* **Listed records**
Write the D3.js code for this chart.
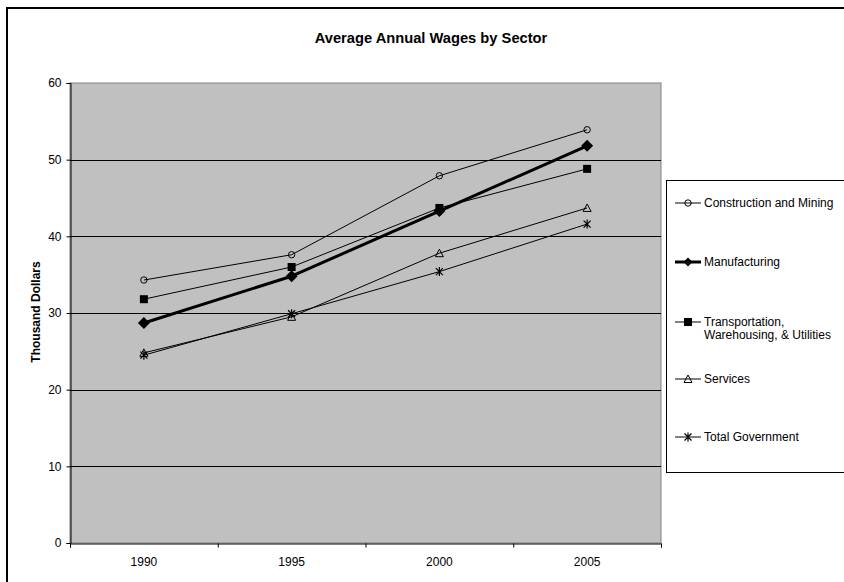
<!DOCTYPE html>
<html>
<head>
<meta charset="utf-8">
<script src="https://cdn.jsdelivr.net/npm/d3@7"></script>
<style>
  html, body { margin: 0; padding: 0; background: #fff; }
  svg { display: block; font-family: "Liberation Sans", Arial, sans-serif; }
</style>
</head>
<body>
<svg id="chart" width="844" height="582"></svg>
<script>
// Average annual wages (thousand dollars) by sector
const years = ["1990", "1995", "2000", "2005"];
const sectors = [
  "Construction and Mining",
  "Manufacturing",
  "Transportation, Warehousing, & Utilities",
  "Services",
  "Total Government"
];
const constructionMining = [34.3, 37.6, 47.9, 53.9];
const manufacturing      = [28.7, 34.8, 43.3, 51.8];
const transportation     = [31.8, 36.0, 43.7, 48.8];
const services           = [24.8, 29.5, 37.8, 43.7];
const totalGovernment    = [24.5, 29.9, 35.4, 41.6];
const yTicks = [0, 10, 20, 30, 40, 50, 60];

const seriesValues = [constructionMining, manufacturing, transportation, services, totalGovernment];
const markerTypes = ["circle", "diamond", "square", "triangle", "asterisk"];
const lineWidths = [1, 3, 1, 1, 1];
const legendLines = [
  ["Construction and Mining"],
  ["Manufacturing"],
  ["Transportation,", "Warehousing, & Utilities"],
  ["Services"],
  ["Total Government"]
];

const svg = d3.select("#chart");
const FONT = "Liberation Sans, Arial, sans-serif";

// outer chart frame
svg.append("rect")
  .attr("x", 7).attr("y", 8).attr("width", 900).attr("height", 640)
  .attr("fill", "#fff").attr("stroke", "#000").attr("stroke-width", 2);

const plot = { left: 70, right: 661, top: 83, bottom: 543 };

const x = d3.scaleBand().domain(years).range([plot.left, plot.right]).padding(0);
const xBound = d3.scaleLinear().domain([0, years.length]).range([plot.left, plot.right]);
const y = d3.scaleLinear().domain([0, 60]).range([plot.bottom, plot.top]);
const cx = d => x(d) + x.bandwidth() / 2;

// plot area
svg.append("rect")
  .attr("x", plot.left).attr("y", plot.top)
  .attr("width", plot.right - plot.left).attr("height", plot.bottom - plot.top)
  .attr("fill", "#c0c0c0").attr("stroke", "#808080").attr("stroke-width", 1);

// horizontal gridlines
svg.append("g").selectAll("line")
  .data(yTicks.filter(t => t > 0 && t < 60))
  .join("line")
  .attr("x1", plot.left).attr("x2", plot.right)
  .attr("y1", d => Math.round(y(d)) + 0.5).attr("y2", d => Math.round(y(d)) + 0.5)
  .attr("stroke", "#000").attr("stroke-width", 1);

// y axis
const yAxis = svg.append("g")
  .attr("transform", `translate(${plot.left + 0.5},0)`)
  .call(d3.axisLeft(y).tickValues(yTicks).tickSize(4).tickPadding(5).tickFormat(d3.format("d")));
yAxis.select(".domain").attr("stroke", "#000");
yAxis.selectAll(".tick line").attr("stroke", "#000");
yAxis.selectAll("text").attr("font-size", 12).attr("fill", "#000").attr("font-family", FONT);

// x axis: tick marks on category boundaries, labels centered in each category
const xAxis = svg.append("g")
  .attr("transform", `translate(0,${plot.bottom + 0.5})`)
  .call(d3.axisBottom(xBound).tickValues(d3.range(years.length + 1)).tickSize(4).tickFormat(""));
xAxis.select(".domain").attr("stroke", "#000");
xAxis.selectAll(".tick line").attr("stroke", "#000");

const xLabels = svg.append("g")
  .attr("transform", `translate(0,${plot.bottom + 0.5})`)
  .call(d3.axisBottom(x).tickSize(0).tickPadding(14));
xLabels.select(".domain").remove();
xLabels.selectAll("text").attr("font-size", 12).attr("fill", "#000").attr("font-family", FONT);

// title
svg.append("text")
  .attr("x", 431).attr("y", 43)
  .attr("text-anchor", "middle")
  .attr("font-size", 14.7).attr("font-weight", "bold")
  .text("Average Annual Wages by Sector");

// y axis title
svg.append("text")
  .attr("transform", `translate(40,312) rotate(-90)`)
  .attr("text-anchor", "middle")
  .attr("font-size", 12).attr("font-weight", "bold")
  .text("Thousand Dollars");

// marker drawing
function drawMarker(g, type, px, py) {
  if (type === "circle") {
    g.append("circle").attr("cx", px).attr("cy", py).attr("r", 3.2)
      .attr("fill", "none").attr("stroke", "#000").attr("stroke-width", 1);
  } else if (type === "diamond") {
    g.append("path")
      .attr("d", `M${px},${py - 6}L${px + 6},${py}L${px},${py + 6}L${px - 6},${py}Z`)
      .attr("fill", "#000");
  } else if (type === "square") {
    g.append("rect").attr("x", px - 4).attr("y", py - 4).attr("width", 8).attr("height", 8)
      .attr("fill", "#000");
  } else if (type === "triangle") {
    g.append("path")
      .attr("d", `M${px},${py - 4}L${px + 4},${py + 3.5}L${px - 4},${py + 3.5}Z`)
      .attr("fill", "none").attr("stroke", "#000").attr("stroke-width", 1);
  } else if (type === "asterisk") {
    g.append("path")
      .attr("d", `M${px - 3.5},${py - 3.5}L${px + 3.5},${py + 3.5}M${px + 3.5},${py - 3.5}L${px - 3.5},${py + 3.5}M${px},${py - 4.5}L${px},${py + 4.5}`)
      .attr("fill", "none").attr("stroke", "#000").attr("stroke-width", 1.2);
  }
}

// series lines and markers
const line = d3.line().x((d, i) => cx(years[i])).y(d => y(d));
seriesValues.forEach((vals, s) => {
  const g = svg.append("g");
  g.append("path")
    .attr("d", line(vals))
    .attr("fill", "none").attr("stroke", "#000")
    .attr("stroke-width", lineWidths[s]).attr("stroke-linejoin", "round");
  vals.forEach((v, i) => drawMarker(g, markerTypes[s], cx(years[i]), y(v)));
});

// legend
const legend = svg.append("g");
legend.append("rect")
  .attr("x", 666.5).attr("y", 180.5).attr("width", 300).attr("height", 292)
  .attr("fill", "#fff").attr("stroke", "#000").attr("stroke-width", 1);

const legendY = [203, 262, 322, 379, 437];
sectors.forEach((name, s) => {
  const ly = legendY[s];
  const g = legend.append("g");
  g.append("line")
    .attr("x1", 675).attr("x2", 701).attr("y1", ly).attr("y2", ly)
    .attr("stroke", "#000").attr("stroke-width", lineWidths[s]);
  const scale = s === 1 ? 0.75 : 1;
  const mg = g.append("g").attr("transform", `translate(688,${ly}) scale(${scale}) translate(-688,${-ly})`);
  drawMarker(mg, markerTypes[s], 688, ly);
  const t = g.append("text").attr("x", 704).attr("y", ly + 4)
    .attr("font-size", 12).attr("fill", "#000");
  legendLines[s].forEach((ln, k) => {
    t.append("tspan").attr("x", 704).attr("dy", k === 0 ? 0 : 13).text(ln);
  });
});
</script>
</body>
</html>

...

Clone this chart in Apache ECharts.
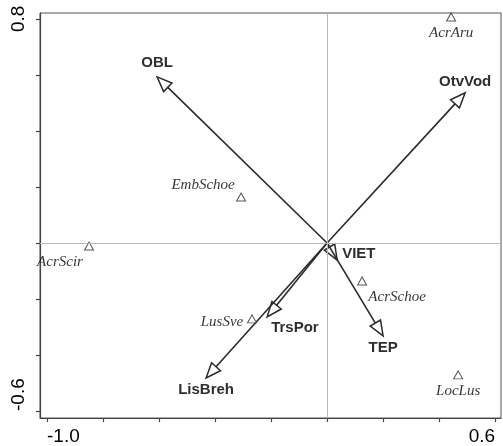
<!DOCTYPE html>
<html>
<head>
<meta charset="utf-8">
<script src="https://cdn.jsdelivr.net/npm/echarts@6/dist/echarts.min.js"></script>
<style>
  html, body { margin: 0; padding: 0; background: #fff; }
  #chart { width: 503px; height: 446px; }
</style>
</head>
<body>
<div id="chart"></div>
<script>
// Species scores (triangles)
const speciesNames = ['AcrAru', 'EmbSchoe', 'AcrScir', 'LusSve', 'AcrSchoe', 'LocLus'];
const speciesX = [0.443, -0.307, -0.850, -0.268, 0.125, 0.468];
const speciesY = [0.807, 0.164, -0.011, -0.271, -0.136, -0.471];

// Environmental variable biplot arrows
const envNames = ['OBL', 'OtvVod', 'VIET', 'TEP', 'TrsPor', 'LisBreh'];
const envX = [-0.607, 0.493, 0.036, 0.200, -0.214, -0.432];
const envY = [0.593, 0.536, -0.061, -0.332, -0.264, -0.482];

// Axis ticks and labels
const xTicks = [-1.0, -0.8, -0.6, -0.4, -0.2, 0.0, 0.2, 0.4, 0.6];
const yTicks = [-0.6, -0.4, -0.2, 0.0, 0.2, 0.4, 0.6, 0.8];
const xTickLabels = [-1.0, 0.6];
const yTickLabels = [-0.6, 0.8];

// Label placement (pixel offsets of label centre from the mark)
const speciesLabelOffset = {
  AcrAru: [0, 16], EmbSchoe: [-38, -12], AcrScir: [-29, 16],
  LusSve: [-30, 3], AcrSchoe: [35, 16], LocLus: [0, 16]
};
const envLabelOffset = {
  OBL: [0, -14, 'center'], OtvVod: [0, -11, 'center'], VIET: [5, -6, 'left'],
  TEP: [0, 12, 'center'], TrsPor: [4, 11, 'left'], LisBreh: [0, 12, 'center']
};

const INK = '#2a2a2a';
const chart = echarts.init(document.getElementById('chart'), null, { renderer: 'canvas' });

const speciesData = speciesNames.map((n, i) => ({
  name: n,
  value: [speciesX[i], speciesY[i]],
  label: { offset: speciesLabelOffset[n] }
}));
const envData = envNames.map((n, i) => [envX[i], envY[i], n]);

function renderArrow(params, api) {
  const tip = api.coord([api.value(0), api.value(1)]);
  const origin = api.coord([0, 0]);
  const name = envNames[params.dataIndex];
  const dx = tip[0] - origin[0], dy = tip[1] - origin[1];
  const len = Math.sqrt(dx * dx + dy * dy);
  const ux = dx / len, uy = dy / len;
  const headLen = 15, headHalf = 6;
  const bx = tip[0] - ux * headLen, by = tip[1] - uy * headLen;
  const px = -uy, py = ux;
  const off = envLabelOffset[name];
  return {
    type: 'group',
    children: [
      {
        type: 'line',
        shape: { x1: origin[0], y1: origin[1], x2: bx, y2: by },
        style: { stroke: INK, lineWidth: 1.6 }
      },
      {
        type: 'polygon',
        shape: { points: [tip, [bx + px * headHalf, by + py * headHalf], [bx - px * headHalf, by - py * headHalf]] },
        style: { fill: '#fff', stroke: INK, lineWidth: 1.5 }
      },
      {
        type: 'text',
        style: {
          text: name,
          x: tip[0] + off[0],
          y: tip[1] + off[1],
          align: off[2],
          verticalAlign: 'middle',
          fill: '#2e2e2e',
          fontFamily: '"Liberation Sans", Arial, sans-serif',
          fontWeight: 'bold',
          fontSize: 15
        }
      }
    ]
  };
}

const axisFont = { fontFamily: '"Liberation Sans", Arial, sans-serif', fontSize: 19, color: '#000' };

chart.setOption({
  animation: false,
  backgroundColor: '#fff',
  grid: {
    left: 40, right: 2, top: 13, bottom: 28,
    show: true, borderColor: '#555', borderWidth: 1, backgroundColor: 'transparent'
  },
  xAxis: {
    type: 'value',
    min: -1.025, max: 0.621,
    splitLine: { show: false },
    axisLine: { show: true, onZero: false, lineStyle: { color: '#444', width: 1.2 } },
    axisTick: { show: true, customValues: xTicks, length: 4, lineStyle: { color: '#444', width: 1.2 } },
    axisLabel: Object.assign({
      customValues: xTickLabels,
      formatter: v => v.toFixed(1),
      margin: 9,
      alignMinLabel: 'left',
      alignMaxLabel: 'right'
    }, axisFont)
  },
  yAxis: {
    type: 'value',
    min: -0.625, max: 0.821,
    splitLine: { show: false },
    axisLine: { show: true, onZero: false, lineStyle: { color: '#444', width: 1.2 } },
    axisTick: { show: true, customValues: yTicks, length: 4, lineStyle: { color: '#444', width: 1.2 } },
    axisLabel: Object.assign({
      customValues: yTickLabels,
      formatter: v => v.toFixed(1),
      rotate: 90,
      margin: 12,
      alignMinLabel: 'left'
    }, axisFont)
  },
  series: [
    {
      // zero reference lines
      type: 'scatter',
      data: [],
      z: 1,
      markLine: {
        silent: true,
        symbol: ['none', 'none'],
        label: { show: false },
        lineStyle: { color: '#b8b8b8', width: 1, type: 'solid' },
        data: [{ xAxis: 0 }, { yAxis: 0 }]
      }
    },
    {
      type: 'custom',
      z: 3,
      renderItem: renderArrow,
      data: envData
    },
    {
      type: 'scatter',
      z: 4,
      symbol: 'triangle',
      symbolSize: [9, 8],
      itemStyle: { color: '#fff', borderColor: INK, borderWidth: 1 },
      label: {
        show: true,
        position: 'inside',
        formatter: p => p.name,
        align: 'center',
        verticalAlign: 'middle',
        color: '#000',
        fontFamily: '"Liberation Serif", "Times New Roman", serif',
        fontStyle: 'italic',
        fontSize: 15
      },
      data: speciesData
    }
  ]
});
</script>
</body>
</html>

* **What needs to be done**
Reproduce the lines above starting at the one with "Clone this chart in Apache ECharts." and ending at the one with "const yTickLabels = [-0.6, 0.8];", both included, exactly and with no pictures.

* **Response to the task**
Clone this chart in Apache ECharts.
<!DOCTYPE html>
<html>
<head>
<meta charset="utf-8">
<script src="https://cdn.jsdelivr.net/npm/echarts@6/dist/echarts.min.js"></script>
<style>
  html, body { margin: 0; padding: 0; background: #fff; }
  #chart { width: 503px; height: 446px; }
</style>
</head>
<body>
<div id="chart"></div>
<script>
// Species scores (triangles)
const speciesNames = ['AcrAru', 'EmbSchoe', 'AcrScir', 'LusSve', 'AcrSchoe', 'LocLus'];
const speciesX = [0.443, -0.307, -0.850, -0.268, 0.125, 0.468];
const speciesY = [0.807, 0.164, -0.011, -0.271, -0.136, -0.471];

// Environmental variable biplot arrows
const envNames = ['OBL', 'OtvVod', 'VIET', 'TEP', 'TrsPor', 'LisBreh'];
const envX = [-0.607, 0.493, 0.036, 0.200, -0.214, -0.432];
const envY = [0.593, 0.536, -0.061, -0.332, -0.264, -0.482];

// Axis ticks and labels
const xTicks = [-1.0, -0.8, -0.6, -0.4, -0.2, 0.0, 0.2, 0.4, 0.6];
const yTicks = [-0.6, -0.4, -0.2, 0.0, 0.2, 0.4, 0.6, 0.8];
const xTickLabels = [-1.0, 0.6];
const yTickLabels = [-0.6, 0.8];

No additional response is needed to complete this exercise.